ALM-12091 Abnormal disaster Resources

Alarm Description

HA checks the disaster resources of Manager every 86 seconds. This alarm is generated when HA detects that the disaster resources have been abnormal for 10 consecutive times.

This alarm is cleared when HA detects that the disaster resources become normal.

Resource Type of disaster is Single-active. Active/Standby switchover will be triggered upon resource exceptions. When this alarm is generated, the active/standby switchover is complete and new disaster resources have been enabled on the new active Manager. In this case, this alarm is cleared. This alarm is used to notify users of the cause of the active/standby Manager switchover.

Alarm Attributes

Alarm ID	Alarm Severity	Auto Cleared
12091	Major	Yes

Alarm Parameters

Parameter	Description
Source	Specifies the cluster or system for which the alarm is generated.
ServiceName	Specifies the service for which the alarm is generated.
RoleName	Specifies the role for which the alarm is generated.
HostName	Specifies the host for which the alarm is generated.

Impact on the System

The active/standby Manager switchover occurs.
The disaster process restarts repeatedly, which may cause active/standby DR to be unavailable.

Possible Causes

The disaster process is abnormal.

Handling Procedure

Check whether the disaster process is normal.

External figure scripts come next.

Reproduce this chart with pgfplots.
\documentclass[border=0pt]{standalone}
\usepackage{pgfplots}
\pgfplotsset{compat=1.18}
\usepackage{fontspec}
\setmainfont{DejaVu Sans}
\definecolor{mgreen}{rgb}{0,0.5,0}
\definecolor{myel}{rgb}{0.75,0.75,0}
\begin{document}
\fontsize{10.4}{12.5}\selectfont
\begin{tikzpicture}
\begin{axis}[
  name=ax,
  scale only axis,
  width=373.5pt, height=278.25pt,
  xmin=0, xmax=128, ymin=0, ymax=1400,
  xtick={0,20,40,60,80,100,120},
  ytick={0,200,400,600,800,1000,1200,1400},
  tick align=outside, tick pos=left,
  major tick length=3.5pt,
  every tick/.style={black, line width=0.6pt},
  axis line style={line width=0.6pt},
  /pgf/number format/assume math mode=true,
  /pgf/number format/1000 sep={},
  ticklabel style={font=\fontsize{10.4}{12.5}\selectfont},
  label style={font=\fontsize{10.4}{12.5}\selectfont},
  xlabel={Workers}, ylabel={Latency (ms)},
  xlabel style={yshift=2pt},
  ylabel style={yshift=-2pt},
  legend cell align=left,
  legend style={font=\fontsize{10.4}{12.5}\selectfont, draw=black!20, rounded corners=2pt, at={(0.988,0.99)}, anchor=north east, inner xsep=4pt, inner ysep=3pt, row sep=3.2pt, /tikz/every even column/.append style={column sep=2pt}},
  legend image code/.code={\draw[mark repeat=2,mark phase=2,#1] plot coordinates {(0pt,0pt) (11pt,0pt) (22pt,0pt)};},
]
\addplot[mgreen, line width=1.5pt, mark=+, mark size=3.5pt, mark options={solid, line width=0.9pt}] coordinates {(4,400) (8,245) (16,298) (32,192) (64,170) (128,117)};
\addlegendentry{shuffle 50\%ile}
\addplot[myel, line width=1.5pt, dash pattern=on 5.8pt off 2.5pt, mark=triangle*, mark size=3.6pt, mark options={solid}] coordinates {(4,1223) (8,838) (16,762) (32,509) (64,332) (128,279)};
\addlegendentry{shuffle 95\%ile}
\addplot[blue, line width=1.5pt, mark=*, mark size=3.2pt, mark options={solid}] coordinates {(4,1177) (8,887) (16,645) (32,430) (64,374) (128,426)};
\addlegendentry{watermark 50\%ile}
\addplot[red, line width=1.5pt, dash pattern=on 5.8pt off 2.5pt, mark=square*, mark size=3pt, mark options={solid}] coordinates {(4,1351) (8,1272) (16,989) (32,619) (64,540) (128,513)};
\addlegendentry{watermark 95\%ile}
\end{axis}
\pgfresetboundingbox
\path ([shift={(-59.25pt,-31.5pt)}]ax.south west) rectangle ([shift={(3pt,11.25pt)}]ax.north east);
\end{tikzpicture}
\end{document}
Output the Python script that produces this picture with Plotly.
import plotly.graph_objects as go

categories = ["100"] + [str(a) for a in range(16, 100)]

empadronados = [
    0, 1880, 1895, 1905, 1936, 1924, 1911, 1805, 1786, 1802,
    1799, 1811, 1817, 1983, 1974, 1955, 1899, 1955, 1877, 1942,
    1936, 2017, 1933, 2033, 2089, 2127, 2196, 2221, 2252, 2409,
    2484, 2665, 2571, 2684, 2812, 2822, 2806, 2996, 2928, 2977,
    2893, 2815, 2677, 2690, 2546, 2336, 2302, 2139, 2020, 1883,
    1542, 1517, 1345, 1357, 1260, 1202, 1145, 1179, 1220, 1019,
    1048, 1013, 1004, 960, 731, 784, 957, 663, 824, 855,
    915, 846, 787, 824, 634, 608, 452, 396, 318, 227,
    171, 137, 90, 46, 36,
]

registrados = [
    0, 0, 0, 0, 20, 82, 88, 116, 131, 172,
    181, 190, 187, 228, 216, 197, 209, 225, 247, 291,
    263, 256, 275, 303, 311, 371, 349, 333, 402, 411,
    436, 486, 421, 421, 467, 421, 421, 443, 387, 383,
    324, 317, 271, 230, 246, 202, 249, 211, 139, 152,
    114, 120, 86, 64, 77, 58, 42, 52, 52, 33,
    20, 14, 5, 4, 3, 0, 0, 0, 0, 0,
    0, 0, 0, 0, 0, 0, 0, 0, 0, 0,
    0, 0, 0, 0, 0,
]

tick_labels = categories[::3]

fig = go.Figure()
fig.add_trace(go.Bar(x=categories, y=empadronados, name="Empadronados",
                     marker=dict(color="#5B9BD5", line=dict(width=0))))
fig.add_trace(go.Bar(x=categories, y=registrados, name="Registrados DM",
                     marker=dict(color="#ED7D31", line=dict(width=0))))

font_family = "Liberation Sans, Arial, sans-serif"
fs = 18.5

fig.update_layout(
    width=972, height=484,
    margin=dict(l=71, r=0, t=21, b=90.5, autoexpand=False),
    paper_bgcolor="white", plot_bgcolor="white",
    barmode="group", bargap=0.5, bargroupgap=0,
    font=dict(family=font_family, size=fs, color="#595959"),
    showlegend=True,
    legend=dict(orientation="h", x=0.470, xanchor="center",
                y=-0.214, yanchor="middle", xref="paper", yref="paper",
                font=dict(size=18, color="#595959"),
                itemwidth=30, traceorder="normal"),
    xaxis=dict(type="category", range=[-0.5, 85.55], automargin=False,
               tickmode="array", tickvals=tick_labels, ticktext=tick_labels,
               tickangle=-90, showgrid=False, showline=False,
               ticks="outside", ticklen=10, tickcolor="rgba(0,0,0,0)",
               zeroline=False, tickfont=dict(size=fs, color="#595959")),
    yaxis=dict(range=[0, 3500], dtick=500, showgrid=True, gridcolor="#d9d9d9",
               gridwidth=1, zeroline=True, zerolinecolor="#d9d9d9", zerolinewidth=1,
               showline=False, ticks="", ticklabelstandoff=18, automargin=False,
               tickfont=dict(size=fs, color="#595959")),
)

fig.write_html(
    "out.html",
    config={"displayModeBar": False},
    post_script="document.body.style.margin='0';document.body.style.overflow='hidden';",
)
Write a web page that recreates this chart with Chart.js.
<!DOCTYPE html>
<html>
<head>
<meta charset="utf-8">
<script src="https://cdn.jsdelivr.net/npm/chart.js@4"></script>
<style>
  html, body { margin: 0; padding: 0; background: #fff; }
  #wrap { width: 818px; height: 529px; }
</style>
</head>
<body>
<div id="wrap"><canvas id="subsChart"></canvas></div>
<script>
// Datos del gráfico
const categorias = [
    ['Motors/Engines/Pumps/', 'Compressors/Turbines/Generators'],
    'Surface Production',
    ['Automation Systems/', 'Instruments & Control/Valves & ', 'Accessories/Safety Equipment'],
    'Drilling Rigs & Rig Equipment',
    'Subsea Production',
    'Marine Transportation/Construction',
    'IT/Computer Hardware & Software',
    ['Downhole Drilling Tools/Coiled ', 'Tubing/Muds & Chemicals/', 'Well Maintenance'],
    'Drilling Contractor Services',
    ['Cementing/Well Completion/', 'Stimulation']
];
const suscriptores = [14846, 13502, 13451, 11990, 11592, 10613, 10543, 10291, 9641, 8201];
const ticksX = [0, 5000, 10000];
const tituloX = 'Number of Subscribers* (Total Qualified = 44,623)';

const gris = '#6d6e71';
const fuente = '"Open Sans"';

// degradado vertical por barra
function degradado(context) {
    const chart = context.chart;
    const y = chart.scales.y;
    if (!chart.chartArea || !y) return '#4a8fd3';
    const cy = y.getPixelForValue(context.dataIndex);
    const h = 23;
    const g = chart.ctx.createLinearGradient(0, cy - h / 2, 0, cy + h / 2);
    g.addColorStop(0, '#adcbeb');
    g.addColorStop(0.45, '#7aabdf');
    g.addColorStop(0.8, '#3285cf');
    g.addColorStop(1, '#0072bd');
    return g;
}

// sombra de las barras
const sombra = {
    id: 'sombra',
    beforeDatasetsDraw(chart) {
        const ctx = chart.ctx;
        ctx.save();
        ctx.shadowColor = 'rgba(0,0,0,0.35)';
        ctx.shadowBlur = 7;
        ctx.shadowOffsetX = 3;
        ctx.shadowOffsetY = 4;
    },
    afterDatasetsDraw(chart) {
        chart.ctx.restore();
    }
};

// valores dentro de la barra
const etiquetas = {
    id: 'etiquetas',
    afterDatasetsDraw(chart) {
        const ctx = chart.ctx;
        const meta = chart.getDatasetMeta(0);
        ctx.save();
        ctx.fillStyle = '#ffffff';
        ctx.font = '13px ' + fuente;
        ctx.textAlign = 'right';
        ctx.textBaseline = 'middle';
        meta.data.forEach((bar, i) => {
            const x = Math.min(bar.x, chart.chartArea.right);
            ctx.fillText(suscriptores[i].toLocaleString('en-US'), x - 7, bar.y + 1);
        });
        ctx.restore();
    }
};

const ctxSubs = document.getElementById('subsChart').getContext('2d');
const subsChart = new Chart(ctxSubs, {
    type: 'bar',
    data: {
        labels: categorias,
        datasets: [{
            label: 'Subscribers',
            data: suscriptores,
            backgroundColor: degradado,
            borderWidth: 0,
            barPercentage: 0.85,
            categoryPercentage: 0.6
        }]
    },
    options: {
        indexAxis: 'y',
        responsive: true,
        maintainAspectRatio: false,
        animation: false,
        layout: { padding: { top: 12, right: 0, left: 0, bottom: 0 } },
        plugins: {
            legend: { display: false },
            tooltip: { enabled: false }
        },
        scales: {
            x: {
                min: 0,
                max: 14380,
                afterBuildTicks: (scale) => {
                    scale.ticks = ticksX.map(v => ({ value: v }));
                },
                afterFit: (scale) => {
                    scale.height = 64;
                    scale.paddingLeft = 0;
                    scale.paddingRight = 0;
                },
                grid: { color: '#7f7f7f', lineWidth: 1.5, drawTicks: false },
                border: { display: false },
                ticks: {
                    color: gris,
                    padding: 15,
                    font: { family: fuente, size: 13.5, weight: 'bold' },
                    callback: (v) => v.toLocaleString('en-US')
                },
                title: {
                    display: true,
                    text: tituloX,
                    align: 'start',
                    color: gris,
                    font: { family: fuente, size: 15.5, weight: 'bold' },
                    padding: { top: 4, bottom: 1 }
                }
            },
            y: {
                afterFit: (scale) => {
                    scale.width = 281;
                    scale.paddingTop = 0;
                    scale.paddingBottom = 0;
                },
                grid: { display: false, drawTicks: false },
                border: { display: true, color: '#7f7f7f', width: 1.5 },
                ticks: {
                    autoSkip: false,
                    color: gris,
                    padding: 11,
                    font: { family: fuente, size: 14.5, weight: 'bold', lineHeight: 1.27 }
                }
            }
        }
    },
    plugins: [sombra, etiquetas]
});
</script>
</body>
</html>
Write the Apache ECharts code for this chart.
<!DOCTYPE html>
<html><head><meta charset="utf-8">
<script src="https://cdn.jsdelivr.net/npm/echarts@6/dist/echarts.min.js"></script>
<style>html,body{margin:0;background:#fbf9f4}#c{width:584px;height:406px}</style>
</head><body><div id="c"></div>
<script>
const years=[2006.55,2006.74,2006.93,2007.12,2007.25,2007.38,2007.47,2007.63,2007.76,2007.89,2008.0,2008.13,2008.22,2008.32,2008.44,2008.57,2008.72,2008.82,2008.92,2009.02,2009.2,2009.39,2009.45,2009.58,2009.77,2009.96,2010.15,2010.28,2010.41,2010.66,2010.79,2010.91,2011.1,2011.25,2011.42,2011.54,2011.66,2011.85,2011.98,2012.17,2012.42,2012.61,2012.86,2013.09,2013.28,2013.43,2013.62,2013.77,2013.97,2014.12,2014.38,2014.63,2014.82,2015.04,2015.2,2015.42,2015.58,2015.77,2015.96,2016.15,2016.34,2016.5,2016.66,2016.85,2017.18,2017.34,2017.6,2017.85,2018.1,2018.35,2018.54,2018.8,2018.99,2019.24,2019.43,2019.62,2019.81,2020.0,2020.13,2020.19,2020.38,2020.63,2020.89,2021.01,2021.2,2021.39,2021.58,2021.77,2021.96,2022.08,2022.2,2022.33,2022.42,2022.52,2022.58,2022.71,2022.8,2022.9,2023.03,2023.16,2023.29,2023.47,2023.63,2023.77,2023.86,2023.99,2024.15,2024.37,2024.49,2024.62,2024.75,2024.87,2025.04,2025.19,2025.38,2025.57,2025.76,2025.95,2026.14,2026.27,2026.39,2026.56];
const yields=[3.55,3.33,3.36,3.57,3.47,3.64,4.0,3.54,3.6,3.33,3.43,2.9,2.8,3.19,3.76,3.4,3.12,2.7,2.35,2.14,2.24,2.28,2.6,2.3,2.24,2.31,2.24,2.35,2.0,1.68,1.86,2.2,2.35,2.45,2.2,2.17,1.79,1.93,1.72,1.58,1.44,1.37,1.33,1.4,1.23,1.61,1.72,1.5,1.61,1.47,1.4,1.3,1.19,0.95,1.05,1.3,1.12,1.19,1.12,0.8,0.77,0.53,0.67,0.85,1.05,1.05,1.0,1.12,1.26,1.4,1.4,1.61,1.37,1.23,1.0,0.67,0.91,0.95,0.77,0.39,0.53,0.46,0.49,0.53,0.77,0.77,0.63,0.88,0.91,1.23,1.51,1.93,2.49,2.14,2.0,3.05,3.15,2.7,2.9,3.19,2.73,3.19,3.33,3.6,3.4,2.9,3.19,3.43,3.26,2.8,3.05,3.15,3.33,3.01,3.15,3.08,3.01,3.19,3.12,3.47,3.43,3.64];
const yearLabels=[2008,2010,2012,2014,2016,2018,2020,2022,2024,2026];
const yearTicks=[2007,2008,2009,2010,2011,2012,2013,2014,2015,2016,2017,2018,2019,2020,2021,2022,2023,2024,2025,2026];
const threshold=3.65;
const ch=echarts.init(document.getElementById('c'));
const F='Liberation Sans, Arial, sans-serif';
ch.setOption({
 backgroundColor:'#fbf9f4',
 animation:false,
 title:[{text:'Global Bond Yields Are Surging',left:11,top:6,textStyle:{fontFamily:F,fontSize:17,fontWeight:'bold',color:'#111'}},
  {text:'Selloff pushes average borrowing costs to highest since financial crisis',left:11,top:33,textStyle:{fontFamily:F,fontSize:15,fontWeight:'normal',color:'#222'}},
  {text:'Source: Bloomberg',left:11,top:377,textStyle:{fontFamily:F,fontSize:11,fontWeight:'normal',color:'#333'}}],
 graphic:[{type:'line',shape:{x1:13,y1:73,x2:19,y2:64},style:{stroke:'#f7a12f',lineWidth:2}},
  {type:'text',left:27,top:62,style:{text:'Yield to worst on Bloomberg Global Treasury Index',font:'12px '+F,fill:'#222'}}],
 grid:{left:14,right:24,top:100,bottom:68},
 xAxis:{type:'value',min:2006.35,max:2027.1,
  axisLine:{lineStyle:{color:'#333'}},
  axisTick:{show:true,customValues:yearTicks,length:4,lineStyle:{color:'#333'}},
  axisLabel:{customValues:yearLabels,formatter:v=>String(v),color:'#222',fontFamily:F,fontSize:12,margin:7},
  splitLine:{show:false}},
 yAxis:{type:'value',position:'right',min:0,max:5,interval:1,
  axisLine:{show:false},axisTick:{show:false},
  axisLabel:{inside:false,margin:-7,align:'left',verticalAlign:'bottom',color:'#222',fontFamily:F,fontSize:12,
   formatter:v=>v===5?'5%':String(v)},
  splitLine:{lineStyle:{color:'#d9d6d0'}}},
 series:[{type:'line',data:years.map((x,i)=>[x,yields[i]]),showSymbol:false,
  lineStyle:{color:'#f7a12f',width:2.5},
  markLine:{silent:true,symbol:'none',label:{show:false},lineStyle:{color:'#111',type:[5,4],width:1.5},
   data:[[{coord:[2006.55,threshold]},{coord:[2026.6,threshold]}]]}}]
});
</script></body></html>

In the alarm list on FusionInsight Manager, locate the row that contains the alarm, and click to view the name of the host for which the alarm is generated.
Log in to the host for which the alarm is generated as user root.
Run the su - omm command to switch to user omm.
Run the sh ${BIGDATA_HOME}/om-server/OMS/workspace0/ha/module/hacom/script/status_ha.sh command to check whether the status of the disaster resources managed by the HA is normal. In the single-node system, the disaster resource is in the normal state. In the dual-node system, the disaster resource is in the normal state on the active node and in the stopped state on the standby node.
- If yes, go to Step 7.
- If no, go to Step 5.
Run the vi ${BIGDATA_LOG_HOME}/disaster/disaster.log command to check whether the disaster resource log of HA contains the keyword ERROR. If yes, analyze the logs to locate the resource exception cause and fix the exception.
Wait 5 minutes and check whether the alarm is automatically cleared.
- If yes, no further action is required.
- If no, go to Step 7.

Collect fault information.

On FusionInsight Manager, choose O&M. In the navigation pane on the left, choose Log > Download.
Expand the Service drop-down list, select Disaster for the target cluster, and click OK.
Click in the upper right corner, and set Start Date and End Date for log collection to 1 hour ahead of and after the alarm generation time, respectively. Then, click Download.
Contact O&M personnel and provide the collected logs.